>> Start
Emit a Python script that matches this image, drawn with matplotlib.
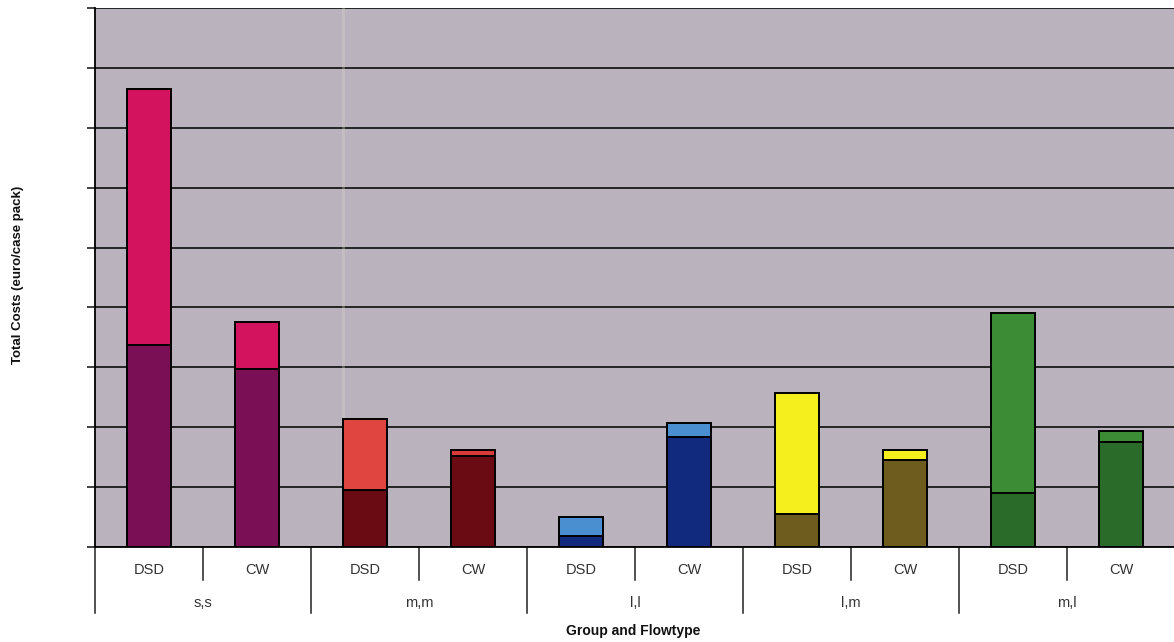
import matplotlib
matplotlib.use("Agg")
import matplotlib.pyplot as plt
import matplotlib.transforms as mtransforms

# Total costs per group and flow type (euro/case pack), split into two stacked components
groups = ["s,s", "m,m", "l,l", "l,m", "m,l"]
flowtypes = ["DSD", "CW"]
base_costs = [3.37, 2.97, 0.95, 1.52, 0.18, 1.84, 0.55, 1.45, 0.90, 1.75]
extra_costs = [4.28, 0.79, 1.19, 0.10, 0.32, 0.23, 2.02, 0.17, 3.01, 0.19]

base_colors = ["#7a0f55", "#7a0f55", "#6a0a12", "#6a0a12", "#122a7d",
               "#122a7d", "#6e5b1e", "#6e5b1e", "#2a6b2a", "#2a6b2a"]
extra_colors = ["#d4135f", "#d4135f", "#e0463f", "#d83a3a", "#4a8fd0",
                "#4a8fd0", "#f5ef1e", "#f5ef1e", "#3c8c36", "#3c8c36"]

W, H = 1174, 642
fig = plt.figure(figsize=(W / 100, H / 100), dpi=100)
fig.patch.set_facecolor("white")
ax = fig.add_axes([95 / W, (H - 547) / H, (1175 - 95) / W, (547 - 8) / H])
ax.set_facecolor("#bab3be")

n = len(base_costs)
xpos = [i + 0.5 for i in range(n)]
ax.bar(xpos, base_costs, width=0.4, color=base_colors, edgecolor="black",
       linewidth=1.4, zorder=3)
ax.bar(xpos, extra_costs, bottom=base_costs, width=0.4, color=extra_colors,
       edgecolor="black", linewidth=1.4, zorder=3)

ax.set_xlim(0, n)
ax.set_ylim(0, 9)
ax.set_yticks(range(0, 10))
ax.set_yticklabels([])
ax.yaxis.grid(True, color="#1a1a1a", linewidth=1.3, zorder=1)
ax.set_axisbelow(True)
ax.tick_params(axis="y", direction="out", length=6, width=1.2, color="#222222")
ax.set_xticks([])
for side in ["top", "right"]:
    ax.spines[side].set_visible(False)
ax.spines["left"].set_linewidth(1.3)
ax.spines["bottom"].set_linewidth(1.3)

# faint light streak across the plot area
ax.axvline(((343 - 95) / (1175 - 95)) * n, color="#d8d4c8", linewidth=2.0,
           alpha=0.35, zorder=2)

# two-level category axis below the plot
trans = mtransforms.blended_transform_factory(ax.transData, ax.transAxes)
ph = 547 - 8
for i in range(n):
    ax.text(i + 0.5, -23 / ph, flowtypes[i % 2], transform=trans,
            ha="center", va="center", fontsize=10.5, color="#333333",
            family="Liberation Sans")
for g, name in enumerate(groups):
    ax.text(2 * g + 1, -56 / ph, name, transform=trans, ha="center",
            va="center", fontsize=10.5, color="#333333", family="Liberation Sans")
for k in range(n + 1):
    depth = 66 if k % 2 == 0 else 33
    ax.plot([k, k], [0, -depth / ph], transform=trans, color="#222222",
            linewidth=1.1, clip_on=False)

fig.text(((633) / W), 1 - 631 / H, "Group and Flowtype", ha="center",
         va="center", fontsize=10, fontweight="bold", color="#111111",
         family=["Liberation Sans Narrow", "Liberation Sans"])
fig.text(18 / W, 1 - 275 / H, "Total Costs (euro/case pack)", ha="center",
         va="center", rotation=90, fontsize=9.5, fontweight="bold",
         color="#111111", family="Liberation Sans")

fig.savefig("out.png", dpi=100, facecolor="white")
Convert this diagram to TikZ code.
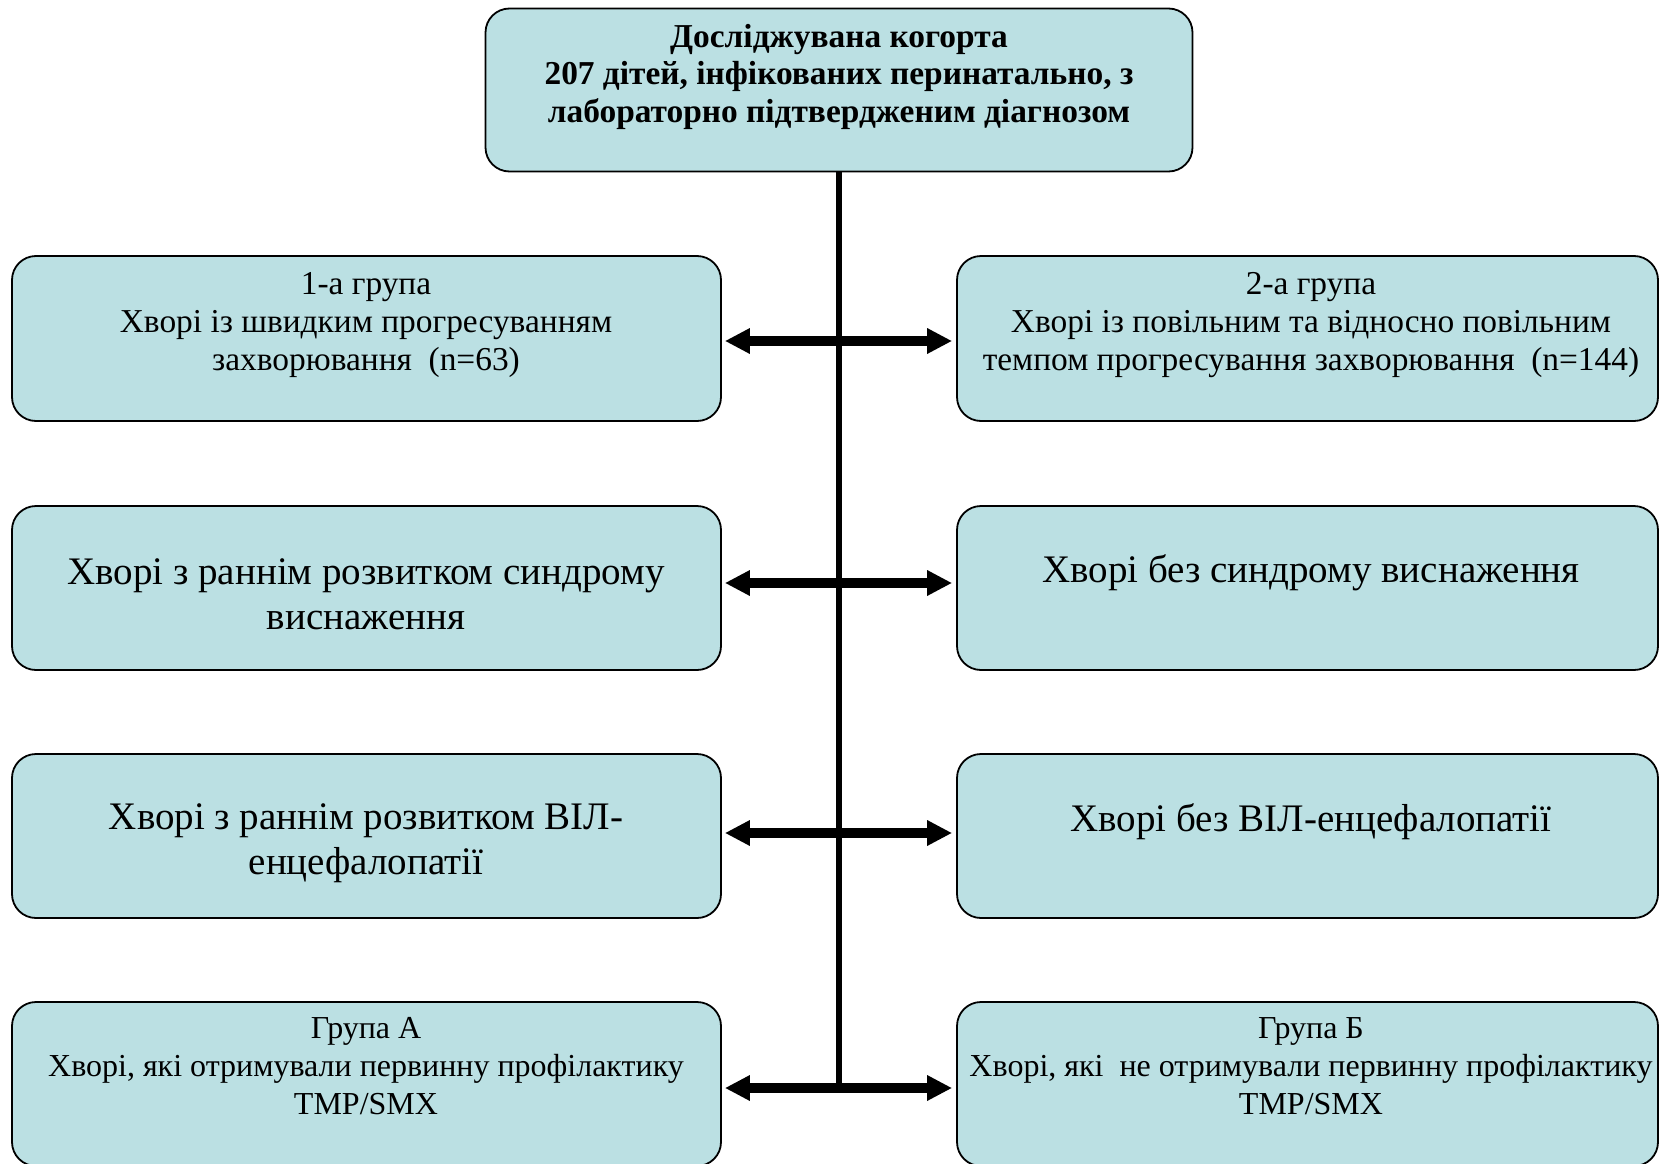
>> End
*GIVEN INSTRUCTION*: Which lines contain the word "matplotlib"? Copy each of them.

*RESULT FOR THIS EXERCISE*:
Emit a Python script that matches this image, drawn with matplotlib.
import matplotlib
matplotlib.use("Agg")
import matplotlib.pyplot as plt
import matplotlib.transforms as mtransforms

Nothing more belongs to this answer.